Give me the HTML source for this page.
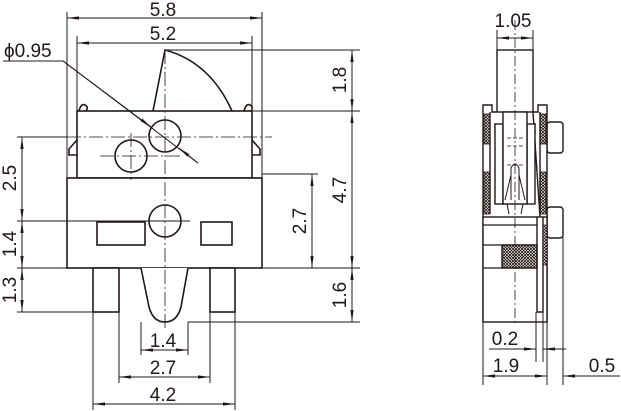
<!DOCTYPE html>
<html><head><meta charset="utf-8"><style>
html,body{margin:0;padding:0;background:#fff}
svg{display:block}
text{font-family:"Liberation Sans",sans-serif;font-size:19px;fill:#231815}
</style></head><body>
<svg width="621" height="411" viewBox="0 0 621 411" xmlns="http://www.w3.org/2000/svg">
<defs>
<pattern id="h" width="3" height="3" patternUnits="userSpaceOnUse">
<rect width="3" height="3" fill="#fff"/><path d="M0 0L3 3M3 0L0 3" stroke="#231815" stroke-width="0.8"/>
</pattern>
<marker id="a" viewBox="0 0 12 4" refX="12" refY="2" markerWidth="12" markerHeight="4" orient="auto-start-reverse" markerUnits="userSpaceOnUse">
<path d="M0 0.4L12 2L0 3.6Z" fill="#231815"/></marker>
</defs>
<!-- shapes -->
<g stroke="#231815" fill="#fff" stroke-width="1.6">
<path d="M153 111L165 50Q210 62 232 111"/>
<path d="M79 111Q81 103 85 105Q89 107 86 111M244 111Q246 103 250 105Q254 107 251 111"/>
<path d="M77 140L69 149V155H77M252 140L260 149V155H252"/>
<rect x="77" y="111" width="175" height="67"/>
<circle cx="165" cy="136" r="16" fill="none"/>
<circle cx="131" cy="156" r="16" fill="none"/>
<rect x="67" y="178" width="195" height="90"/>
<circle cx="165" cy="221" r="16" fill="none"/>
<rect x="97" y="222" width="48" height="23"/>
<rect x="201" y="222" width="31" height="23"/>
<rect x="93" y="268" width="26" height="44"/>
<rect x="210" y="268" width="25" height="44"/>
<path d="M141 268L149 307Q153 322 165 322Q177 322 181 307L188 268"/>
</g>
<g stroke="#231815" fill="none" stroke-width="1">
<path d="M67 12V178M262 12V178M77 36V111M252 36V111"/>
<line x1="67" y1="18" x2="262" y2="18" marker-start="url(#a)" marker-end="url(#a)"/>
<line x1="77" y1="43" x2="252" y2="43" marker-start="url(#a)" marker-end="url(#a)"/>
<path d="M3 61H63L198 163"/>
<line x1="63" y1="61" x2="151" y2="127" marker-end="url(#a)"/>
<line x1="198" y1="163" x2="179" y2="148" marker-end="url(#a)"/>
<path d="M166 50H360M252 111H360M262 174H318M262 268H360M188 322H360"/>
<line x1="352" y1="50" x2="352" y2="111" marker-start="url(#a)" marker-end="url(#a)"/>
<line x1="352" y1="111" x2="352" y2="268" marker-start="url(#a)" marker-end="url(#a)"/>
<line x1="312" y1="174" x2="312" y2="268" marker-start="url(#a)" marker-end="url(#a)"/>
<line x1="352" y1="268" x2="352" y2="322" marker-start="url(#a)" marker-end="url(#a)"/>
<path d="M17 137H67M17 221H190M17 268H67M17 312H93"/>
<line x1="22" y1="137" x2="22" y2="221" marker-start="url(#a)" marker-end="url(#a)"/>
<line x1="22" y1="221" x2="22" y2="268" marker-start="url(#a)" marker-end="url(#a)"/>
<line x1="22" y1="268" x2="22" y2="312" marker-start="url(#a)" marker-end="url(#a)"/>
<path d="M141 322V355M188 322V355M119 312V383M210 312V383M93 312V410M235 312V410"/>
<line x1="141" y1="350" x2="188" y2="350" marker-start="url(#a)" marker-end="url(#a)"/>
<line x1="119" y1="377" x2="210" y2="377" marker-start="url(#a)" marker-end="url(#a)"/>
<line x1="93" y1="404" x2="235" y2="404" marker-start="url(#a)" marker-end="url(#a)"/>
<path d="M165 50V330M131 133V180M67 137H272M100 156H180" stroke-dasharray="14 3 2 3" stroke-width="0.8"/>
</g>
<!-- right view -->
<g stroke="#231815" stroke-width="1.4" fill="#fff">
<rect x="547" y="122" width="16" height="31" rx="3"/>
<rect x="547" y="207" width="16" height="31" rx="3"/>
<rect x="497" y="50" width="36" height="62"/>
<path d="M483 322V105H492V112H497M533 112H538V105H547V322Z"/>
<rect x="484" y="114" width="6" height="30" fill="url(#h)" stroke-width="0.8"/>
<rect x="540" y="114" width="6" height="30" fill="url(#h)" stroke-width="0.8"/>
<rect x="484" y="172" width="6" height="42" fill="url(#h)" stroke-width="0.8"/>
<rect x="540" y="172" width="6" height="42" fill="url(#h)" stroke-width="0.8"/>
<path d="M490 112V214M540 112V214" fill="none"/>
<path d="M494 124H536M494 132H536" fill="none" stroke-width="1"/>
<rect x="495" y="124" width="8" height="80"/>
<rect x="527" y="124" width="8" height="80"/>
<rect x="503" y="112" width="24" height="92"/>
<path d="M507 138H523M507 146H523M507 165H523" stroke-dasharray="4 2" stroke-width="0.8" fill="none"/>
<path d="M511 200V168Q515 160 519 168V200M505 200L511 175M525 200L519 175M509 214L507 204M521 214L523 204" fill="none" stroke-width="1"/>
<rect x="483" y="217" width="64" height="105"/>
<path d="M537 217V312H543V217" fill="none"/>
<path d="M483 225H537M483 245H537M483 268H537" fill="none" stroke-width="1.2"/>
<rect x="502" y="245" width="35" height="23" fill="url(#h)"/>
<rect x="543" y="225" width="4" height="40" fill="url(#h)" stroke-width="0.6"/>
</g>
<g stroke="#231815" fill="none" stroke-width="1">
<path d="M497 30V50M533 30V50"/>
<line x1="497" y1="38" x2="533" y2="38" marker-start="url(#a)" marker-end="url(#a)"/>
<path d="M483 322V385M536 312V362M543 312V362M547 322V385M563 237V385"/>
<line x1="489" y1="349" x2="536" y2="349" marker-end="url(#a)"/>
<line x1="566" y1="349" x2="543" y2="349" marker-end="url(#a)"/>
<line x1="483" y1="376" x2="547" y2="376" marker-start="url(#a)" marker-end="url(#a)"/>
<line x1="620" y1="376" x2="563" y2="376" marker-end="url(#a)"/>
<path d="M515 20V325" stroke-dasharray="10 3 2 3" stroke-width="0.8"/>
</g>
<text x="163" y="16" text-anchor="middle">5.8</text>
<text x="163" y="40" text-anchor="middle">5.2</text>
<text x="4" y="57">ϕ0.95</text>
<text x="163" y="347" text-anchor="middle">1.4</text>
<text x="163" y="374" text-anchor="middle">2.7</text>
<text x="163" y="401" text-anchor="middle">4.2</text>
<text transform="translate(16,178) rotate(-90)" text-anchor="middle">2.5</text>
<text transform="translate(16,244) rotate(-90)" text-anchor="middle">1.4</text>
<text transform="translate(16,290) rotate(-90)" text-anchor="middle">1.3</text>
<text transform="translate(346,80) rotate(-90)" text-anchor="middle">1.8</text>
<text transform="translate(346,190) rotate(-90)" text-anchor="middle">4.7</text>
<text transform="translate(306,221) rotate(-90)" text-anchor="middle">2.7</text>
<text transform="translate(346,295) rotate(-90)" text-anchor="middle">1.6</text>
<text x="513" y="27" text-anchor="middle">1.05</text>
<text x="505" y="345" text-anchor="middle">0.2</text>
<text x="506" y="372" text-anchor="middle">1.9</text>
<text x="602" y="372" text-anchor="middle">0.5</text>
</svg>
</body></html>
—————
**DIRECTIVE:** Write the lines above out again exactly, without any of their pictures.

**ANSWER BELOW:**
Give me the HTML source for this page.
<!DOCTYPE html>
<html><head><meta charset="utf-8"><style>
html,body{margin:0;padding:0;background:#fff}
svg{display:block}
text{font-family:"Liberation Sans",sans-serif;font-size:19px;fill:#231815}
</style></head><body>
<svg width="621" height="411" viewBox="0 0 621 411" xmlns="http://www.w3.org/2000/svg">
<defs>
<pattern id="h" width="3" height="3" patternUnits="userSpaceOnUse">
<rect width="3" height="3" fill="#fff"/><path d="M0 0L3 3M3 0L0 3" stroke="#231815" stroke-width="0.8"/>
</pattern>
<marker id="a" viewBox="0 0 12 4" refX="12" refY="2" markerWidth="12" markerHeight="4" orient="auto-start-reverse" markerUnits="userSpaceOnUse">
<path d="M0 0.4L12 2L0 3.6Z" fill="#231815"/></marker>
</defs>
<!-- shapes -->
<g stroke="#231815" fill="#fff" stroke-width="1.6">
<path d="M153 111L165 50Q210 62 232 111"/>
<path d="M79 111Q81 103 85 105Q89 107 86 111M244 111Q246 103 250 105Q254 107 251 111"/>
<path d="M77 140L69 149V155H77M252 140L260 149V155H252"/>
<rect x="77" y="111" width="175" height="67"/>
<circle cx="165" cy="136" r="16" fill="none"/>
<circle cx="131" cy="156" r="16" fill="none"/>
<rect x="67" y="178" width="195" height="90"/>
<circle cx="165" cy="221" r="16" fill="none"/>
<rect x="97" y="222" width="48" height="23"/>
<rect x="201" y="222" width="31" height="23"/>
<rect x="93" y="268" width="26" height="44"/>
<rect x="210" y="268" width="25" height="44"/>
<path d="M141 268L149 307Q153 322 165 322Q177 322 181 307L188 268"/>
</g>
<g stroke="#231815" fill="none" stroke-width="1">
<path d="M67 12V178M262 12V178M77 36V111M252 36V111"/>
<line x1="67" y1="18" x2="262" y2="18" marker-start="url(#a)" marker-end="url(#a)"/>
<line x1="77" y1="43" x2="252" y2="43" marker-start="url(#a)" marker-end="url(#a)"/>
<path d="M3 61H63L198 163"/>
<line x1="63" y1="61" x2="151" y2="127" marker-end="url(#a)"/>
<line x1="198" y1="163" x2="179" y2="148" marker-end="url(#a)"/>
<path d="M166 50H360M252 111H360M262 174H318M262 268H360M188 322H360"/>
<line x1="352" y1="50" x2="352" y2="111" marker-start="url(#a)" marker-end="url(#a)"/>
<line x1="352" y1="111" x2="352" y2="268" marker-start="url(#a)" marker-end="url(#a)"/>
<line x1="312" y1="174" x2="312" y2="268" marker-start="url(#a)" marker-end="url(#a)"/>
<line x1="352" y1="268" x2="352" y2="322" marker-start="url(#a)" marker-end="url(#a)"/>
<path d="M17 137H67M17 221H190M17 268H67M17 312H93"/>
<line x1="22" y1="137" x2="22" y2="221" marker-start="url(#a)" marker-end="url(#a)"/>
<line x1="22" y1="221" x2="22" y2="268" marker-start="url(#a)" marker-end="url(#a)"/>
<line x1="22" y1="268" x2="22" y2="312" marker-start="url(#a)" marker-end="url(#a)"/>
<path d="M141 322V355M188 322V355M119 312V383M210 312V383M93 312V410M235 312V410"/>
<line x1="141" y1="350" x2="188" y2="350" marker-start="url(#a)" marker-end="url(#a)"/>
<line x1="119" y1="377" x2="210" y2="377" marker-start="url(#a)" marker-end="url(#a)"/>
<line x1="93" y1="404" x2="235" y2="404" marker-start="url(#a)" marker-end="url(#a)"/>
<path d="M165 50V330M131 133V180M67 137H272M100 156H180" stroke-dasharray="14 3 2 3" stroke-width="0.8"/>
</g>
<!-- right view -->
<g stroke="#231815" stroke-width="1.4" fill="#fff">
<rect x="547" y="122" width="16" height="31" rx="3"/>
<rect x="547" y="207" width="16" height="31" rx="3"/>
<rect x="497" y="50" width="36" height="62"/>
<path d="M483 322V105H492V112H497M533 112H538V105H547V322Z"/>
<rect x="484" y="114" width="6" height="30" fill="url(#h)" stroke-width="0.8"/>
<rect x="540" y="114" width="6" height="30" fill="url(#h)" stroke-width="0.8"/>
<rect x="484" y="172" width="6" height="42" fill="url(#h)" stroke-width="0.8"/>
<rect x="540" y="172" width="6" height="42" fill="url(#h)" stroke-width="0.8"/>
<path d="M490 112V214M540 112V214" fill="none"/>
<path d="M494 124H536M494 132H536" fill="none" stroke-width="1"/>
<rect x="495" y="124" width="8" height="80"/>
<rect x="527" y="124" width="8" height="80"/>
<rect x="503" y="112" width="24" height="92"/>
<path d="M507 138H523M507 146H523M507 165H523" stroke-dasharray="4 2" stroke-width="0.8" fill="none"/>
<path d="M511 200V168Q515 160 519 168V200M505 200L511 175M525 200L519 175M509 214L507 204M521 214L523 204" fill="none" stroke-width="1"/>
<rect x="483" y="217" width="64" height="105"/>
<path d="M537 217V312H543V217" fill="none"/>
<path d="M483 225H537M483 245H537M483 268H537" fill="none" stroke-width="1.2"/>
<rect x="502" y="245" width="35" height="23" fill="url(#h)"/>
<rect x="543" y="225" width="4" height="40" fill="url(#h)" stroke-width="0.6"/>
</g>
<g stroke="#231815" fill="none" stroke-width="1">
<path d="M497 30V50M533 30V50"/>
<line x1="497" y1="38" x2="533" y2="38" marker-start="url(#a)" marker-end="url(#a)"/>
<path d="M483 322V385M536 312V362M543 312V362M547 322V385M563 237V385"/>
<line x1="489" y1="349" x2="536" y2="349" marker-end="url(#a)"/>
<line x1="566" y1="349" x2="543" y2="349" marker-end="url(#a)"/>
<line x1="483" y1="376" x2="547" y2="376" marker-start="url(#a)" marker-end="url(#a)"/>
<line x1="620" y1="376" x2="563" y2="376" marker-end="url(#a)"/>
<path d="M515 20V325" stroke-dasharray="10 3 2 3" stroke-width="0.8"/>
</g>
<text x="163" y="16" text-anchor="middle">5.8</text>
<text x="163" y="40" text-anchor="middle">5.2</text>
<text x="4" y="57">ϕ0.95</text>
<text x="163" y="347" text-anchor="middle">1.4</text>
<text x="163" y="374" text-anchor="middle">2.7</text>
<text x="163" y="401" text-anchor="middle">4.2</text>
<text transform="translate(16,178) rotate(-90)" text-anchor="middle">2.5</text>
<text transform="translate(16,244) rotate(-90)" text-anchor="middle">1.4</text>
<text transform="translate(16,290) rotate(-90)" text-anchor="middle">1.3</text>
<text transform="translate(346,80) rotate(-90)" text-anchor="middle">1.8</text>
<text transform="translate(346,190) rotate(-90)" text-anchor="middle">4.7</text>
<text transform="translate(306,221) rotate(-90)" text-anchor="middle">2.7</text>
<text transform="translate(346,295) rotate(-90)" text-anchor="middle">1.6</text>
<text x="513" y="27" text-anchor="middle">1.05</text>
<text x="505" y="345" text-anchor="middle">0.2</text>
<text x="506" y="372" text-anchor="middle">1.9</text>
<text x="602" y="372" text-anchor="middle">0.5</text>
</svg>
</body></html>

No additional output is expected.